For most Americans, the return to growth is a pure abstraction. Next week’s jobless numbers, which is likely to see another 200,000 joining the unemployed, will be the more accurate reflection of the public’s mood, which alternates between angry and sullen. Jobs growth always lags behind economic growth and forecasters project unemployment will climb from its current 9.8 per cent to 10.3 per cent by early 2010.
Since jobs and wages dominate most people’s perception of the health of the economy, Mr Obama faces the awkward prospect that most Americans will still feel like they are in recession in the build-up to next year’s mid-term elections. To that extent his difficulties are predictable. Remember George Bush senior, who was defeated by Bill Clinton in 1992 in the “economy, stupid” election even though the US had returned to growth several months before.

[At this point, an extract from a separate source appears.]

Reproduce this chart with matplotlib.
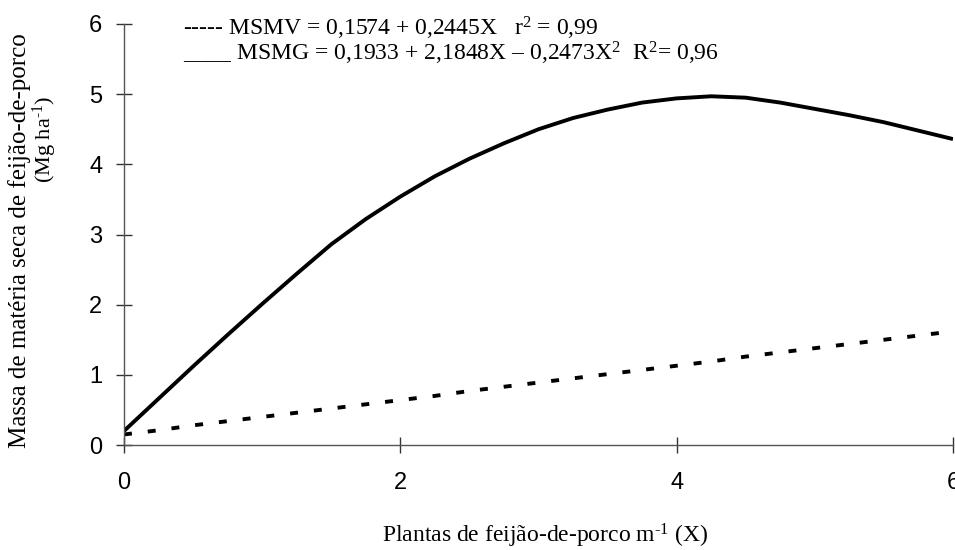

However, neither Mr Bush senior, nor any recent US president, has simultaneously had to grapple with a jobless, or job-loss, recovery and an electorate seething with resentment against Washington’s generous treatment of the perceived authors of the recession – Wall Street. Previous downturns were induced by sharp interest rate rises to quell the consequences of overheating. In most people’s view, this recession was caused by the speculative greed of bankers – an entirely different kind of downturn that fits the plot of a morality play.
Unlike most morality plays, however, this one appears to be rewarding the baddies. While the job numbers continue to deteriorate, Wall Street is enjoying good times again and preparing another season of huge bonuses. Goldman Sachs, alone, is on track to pay out $21bn (€14bn, £12.7bn) in bonuses by the end of the year. Since it repaid the direct bailout money it received from Washington – as opposed to the implicit subsidies from which it continues to benefit – it was not subjected to the pay restraints announced last week by Ken Feinberg, Mr Obama’s “pay czar”.
To most Americans such fine distinctions hardly matter. Nor should they. All of which lands Mr Obama in an awkward political narrative. Over the next few months, the miseries on Main Street are likely to continue to diverge from the taxpayer-enabled profit taking on Wall Street. And the electorate’s sullenness could easily spill over again into raw anger – as it did in January and February amid revelations of the extraordinary bonus culture at AIG, Merrill Lynch and others.
The White House’s approach is to maintain a sober tone and keep focusing on jobs. The administration will on Friday unveil estimates of how many jobs the $787bn stimulus has created. But they are unlikely to have much of an impact on public sentiment.
Almost 8m jobs have been lost in the past two years in addition to the many millions more who have either dropped off the measure or been forced to downgrade to part-time work schedules. At best, the stimulus may have created or saved 1m jobs.
Mr Obama will continue to push for the creation of a consumer financial protection agency – something Wall Street hates and which lobbyists have succeeded in diluting from its original blueprint. Then there are plans to create a new tax credit to subsidise the creation of jobs by small businesses.
Mr Obama is likely to support the extension of a tax credit for first-time homebuyers. However, he has virtually no political room to argue for a full-blown second stimulus to keep the economy afloat next year. And the White House has ruled out more populist attacks on Wall Street pay, such as a windfall tax.
Mr Obama may simply have to tough out what promises to be another bout of populist anger. The economy is growing again. The electorate is searching for someone to blame.